O conclave, procedimento secular da Igreja Católica para escolher um novo Papa, também determina o futuro político da Igreja Católica – essa nuance não passa despercebida por países de peso do tabuleiro global, incluindo os Estados Unidos.
Documentos, telegramas e minutas do acervo diplomático dos EUA e da CIA mostram que o conclave é considerado estratégico pela Casa Branca. O jornalista Jamil Chade, do UOL, em texto publicado nesta segunda-feira 28, detalha como o país norte-americano passou décadas estabelecendo parcerias com o Vaticano. Esse método foi aplicado mais intensamente durante a Guerra Fria.
Chade destaca um episódio ocorrido em outubro de 1958, quando os cardeais escolheram Angelo Giuseppi Roncalli como novo Papa. Ele assumiu o papado com o nome de João XXIII. Washington reconhecia que uma boa relação com o Vaticano faria com que “fontes valiosas de informação” poderiam ser repassadas aos norte-americanos. Esse estreitamento faria com que se tivesse “a oportunidade de utilizar, por meio de persuasão, o considerável recurso político e a influência do Vaticano em apoio aos objetivos da política externa americana”.
Essa troca de influências teve peso no papado de João XXII. Foi nesse contexto que cardeais passaram a falar de modo aberto, já no início da década de 1960, a respeito de caminhos para lidar com a “ameaça comunista”. Eram os tempos de ápice do embate geopolítico entre os EUA e a antiga União Soviética.
“O Vaticano se opôs à fórmula de compromisso histórico para a Itália e ficou apreensivo com a possibilidade de uma vitória marxista na França, o que traria comunistas para o processo de governo dos dois países”, diz um trecho dos documentos da diplomacia norte-americana.
Outro momento-chave destacado por Chade envolve a relação entre os EUA e o Vaticano durante o papado de João Paulo II [1978-2005].
Em 1984, três anos depois do atentado a João Paulo, um informe da CIA indicava que a espionagem norte-americana acreditava que o atentado seria um gesto da União Soviética para tentar interromper a pressão contra aliados búlgaros.

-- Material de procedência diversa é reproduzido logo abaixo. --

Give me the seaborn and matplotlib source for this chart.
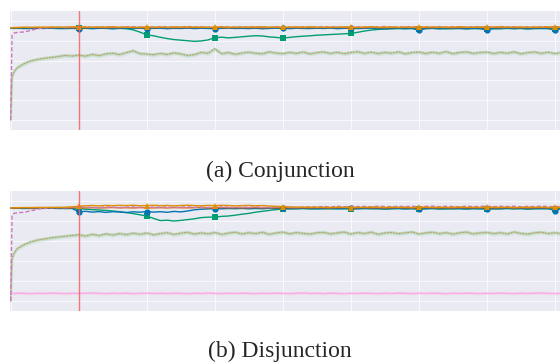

“Em dezembro de 1982, o encarregado soviético em Roma ameaçou oficialmente congelar os contatos bilaterais de alto nível se a campanha italiana continuasse. Ao mesmo tempo, o encarregado soviético em Washington emitiu um protesto excepcionalmente duro, alegando que as alegações faziam parte de uma campanha caluniosa dos EUA contra a Bulgária e a URSS”, diz um trecho do documento.
Segundo a CIA, a “KBG [agência de inteligência e espionagem soviética] aparentemente também usou medidas ativas para ajudar seu aliado”. “Por exemplo, em meados de 1983, uma revista italiana de esquerda publicou dois telegramas forjados da Embaixada dos EUA — semelhantes em padrão a outras falsificações da KGB”. Esses documentos falsos seriam, na visão da CIA, uma tentativa de ligar os búlgaros ao ataque contra João Paulo II.
O futuro da Igreja Católica após o papado de João Paulo II também era uma preocupação para os EUA. Em 2005, pouco depois da morte de João Paulo XX, a embaixada dos EUA no Vaticano correu para sinalizar a Washington que o fim do papado do polonês iria abrir uma nova era na Igreja Católica. A ordem foi para que o governo do então presidente George W. Bush desse início a uma ação política para se aproximar do novo pontífice. O cardeal Joseph Ratzinger assumiu o papado com o nome de Bento XVI.